Posts in May, 2005
Onward, Christian soldiers
May 31, 2005
Yesterday was Memorial Day in the United States, and George W Bush gave a speech at Arlington National Cemetery. He took advantage of the occasion to drive home the current propaganda message:
Because of the sacrifices of our men and women in uniform, two terror regimes are gone forever, freedom is on the march, and America is more secure.

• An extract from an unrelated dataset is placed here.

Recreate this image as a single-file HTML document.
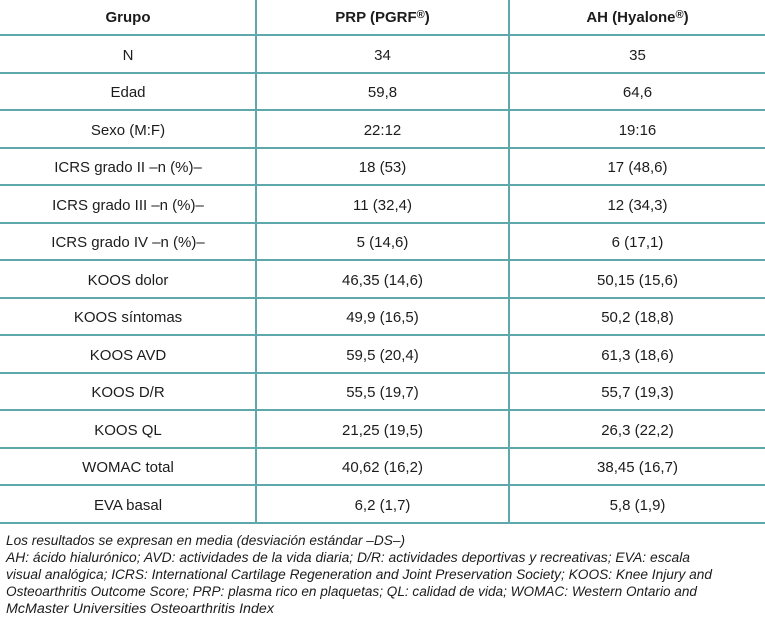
<!DOCTYPE html>
<html>
<head>
<meta charset="utf-8">
<style>
  html,body{margin:0;padding:0;background:#fff;}
  body{width:765px;height:624px;position:relative;overflow:hidden;
       font-family:"Liberation Sans",Arial,sans-serif;color:#1c1c1c;}
  .h{position:absolute;left:0;width:765px;height:2px;background:#5ea8ac;}
  .v{position:absolute;top:0;width:2px;height:524px;background:#5ea8ac;}
  .c{position:absolute;height:37.5px;line-height:37.5px;text-align:center;
     font-size:15px;white-space:nowrap;}
  .c1{left:0;width:256px;}
  .c2{left:257px;width:251px;}
  .c3{left:510px;width:255px;}
  .hd{font-weight:bold;height:34px;line-height:34px;top:1px;}
  .reg{font-size:11px;position:relative;top:-4px;line-height:0;}
  .fn{position:absolute;left:6px;font-size:13.5px;font-style:italic;white-space:nowrap;
      transform-origin:0 0;line-height:17px;}
</style>
</head>
<body>
<!-- horizontal lines -->
<div class="h" style="top:34px"></div>
<div class="h" style="top:71.5px"></div>
<div class="h" style="top:109px"></div>
<div class="h" style="top:146.5px"></div>
<div class="h" style="top:184px"></div>
<div class="h" style="top:221.5px"></div>
<div class="h" style="top:259px"></div>
<div class="h" style="top:296.5px"></div>
<div class="h" style="top:334px"></div>
<div class="h" style="top:371.5px"></div>
<div class="h" style="top:409px"></div>
<div class="h" style="top:446.5px"></div>
<div class="h" style="top:484px"></div>
<div class="h" style="top:522px"></div>
<!-- vertical lines -->
<div class="v" style="left:255px"></div>
<div class="v" style="left:508px"></div>

<!-- header -->
<div class="c c1 hd">Grupo</div>
<div class="c c2 hd">PRP (PGRF<span class="reg">®</span>)</div>
<div class="c c3 hd">AH (Hyalone<span class="reg">®</span>)</div>

<!-- rows -->
<div class="c c1" style="top:36.5px">N</div>
<div class="c c2" style="top:36.5px">34</div>
<div class="c c3" style="top:36.5px">35</div>

<div class="c c1" style="top:74px">Edad</div>
<div class="c c2" style="top:74px">59,8</div>
<div class="c c3" style="top:74px">64,6</div>

<div class="c c1" style="top:111.5px">Sexo (M:F)</div>
<div class="c c2" style="top:111.5px">22:12</div>
<div class="c c3" style="top:111.5px">19:16</div>

<div class="c c1" style="top:149px">ICRS grado II –n (%)–</div>
<div class="c c2" style="top:149px">18 (53)</div>
<div class="c c3" style="top:149px">17 (48,6)</div>

<div class="c c1" style="top:186.5px">ICRS grado III –n (%)–</div>
<div class="c c2" style="top:186.5px">11 (32,4)</div>
<div class="c c3" style="top:186.5px">12 (34,3)</div>

<div class="c c1" style="top:224px">ICRS grado IV –n (%)–</div>
<div class="c c2" style="top:224px">5 (14,6)</div>
<div class="c c3" style="top:224px">6 (17,1)</div>

<div class="c c1" style="top:261.5px">KOOS dolor</div>
<div class="c c2" style="top:261.5px">46,35 (14,6)</div>
<div class="c c3" style="top:261.5px">50,15 (15,6)</div>

<div class="c c1" style="top:299px">KOOS síntomas</div>
<div class="c c2" style="top:299px">49,9 (16,5)</div>
<div class="c c3" style="top:299px">50,2 (18,8)</div>

<div class="c c1" style="top:336.5px">KOOS AVD</div>
<div class="c c2" style="top:336.5px">59,5 (20,4)</div>
<div class="c c3" style="top:336.5px">61,3 (18,6)</div>

<div class="c c1" style="top:374px">KOOS D/R</div>
<div class="c c2" style="top:374px">55,5 (19,7)</div>
<div class="c c3" style="top:374px">55,7 (19,3)</div>

<div class="c c1" style="top:411.5px">KOOS QL</div>
<div class="c c2" style="top:411.5px">21,25 (19,5)</div>
<div class="c c3" style="top:411.5px">26,3 (22,2)</div>

<div class="c c1" style="top:449px">WOMAC total</div>
<div class="c c2" style="top:449px">40,62 (16,2)</div>
<div class="c c3" style="top:449px">38,45 (16,7)</div>

<div class="c c1" style="top:486.5px">EVA basal</div>
<div class="c c2" style="top:486.5px">6,2 (1,7)</div>
<div class="c c3" style="top:486.5px">5,8 (1,9)</div>

<!-- footnotes -->
<div class="fn" data-w="399" style="top:532px">Los resultados se expresan en media (desviación estándar –DS–)</div>
<div class="fn" data-w="684" style="top:549px">AH: ácido hialurónico; AVD: actividades de la vida diaria; D/R: actividades deportivas y recreativas; EVA: escala</div>
<div class="fn" data-w="706" style="top:566px">visual analógica; ICRS: International Cartilage Regeneration and Joint Preservation Society; KOOS: Knee Injury and</div>
<div class="fn" data-w="691" style="top:583px">Osteoarthritis Outcome Score; PRP: plasma rico en plaquetas; QL: calidad de vida; WOMAC: Western Ontario and</div>
<div class="fn" data-w="268" style="top:600px">McMaster Universities Osteoarthritis Index</div>

<script>
  document.querySelectorAll('.fn').forEach(function(el){
    var target = parseFloat(el.getAttribute('data-w'));
    var w = el.getBoundingClientRect().width;
    if (w > 0) el.style.transform = 'scaleX(' + (target / w) + ')';
  });
</script>
</body>
</html>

The hastiness of this shorthand, cramming three precision-tooled soundbites into a single sentence when you are supposed to be commemorating soldiers who have died as a result of your policies, looks almost insulting. But the catchphrases are useful. Let us note in passing that the reference to two “terror regimes”, ie Afghanistan and Iraq, makes it clear that Bush is still peddling the lie that Saddam Hussein had something to do with global terrorism, a lie that Dick Cheney, who has lied about ever committing the lie in the first place, is also perpetuating, as his appearance on CNN’s Larry King Live confirmed yesterday:
America will be safer in the long run when Iraq, and Afghanistan as well, are no longer safe havens for terrorists or places where people can gather and plan and organize attacks against the United States.
In fact, as is well known, before the 2003 invasion, no attack against United States interests had been planned in Iraq since 1993, when airstrikes ordered by President Clinton destroyed Iraq’s military-intelligence headquarters. The attacks of September 11, 2001 specifically were planned in places like Egypt, Germany and the United States, at least the last of which Cheney presumably has no plans to invade.
But the larger absurdity is contained within the now-familiar slogan “Freedom is on the march”. Perhaps Bush hopes that the constant repetition of this idea will dull its oxymoronic edge . . .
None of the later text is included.